Bad Name, Bad Experience a Bad Mix

Key findings from the new J.D. Power and Associates 2009 Banking Purchase Funnel Special Report show that customers’ choices in institutions are leaning more toward reputational and convenience factors, as well as a banks’ showcase of innovative products like mobile banking and debit rewards programs.

 The report states that a “bank’s brand image and reputation—particularly as influenced by recent events covered in the media—have a strong effect on consideration, and specifically, active avoidance,” according to a J.D. Power release. Thirty percent of respondents in the survey would exclude a bank from their shopping list “due to perceived financial instability, the bank’s bad reputation, or its questionable ethics.”

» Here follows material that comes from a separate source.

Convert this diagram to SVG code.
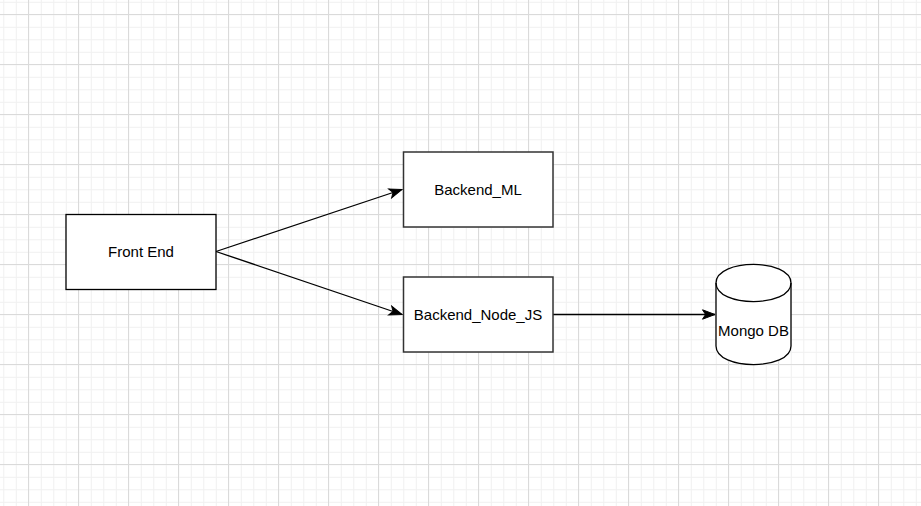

The biggest “driver of avoidance” is having a bad experience, as 30 percent of surveyed customers responded, and was trailed by “poor branch proximity/operating hours” at 16 percent. That was closely followed by high rates and fees and similar policies, which came in at 15 percent. Bad reputation (11 percent), perceptions of financial instability (11 percent), and ethical concerns (8 percent) are sore parts too, the results show.

Convenient branch locations remain a leading factor in choosing banks, at 27 percent, but good experiences with services (16 percent) and gift or cash rewards (12 percent) also weighed heavily. “The importance of innovation is somewhat unexpected, considering that many consumers perceive banks to be largely conservative,” said Rockwell Clancy, executive director of financial services at J.D. Power. “This suggests that being on the leading edge with new products is an actionable way to differentiate an institution from the competition. What may be emerging here is a fundamental redefining of ‘convenience.’”

“We also looked at people who switched institutions,” notes Clancy. “About 25 percent said they actively shopped but didn’t switch, and 50 percent changed an account but not their primary institution.” Of the remaining 25 percent who moved to another bank “28 percent switched on the positive recommendation of someone they knew and 25 percent because of more convenient branch locations,” Clancy says.

The 2009 report was based on surveys of 7,500 customers at 25 major banks.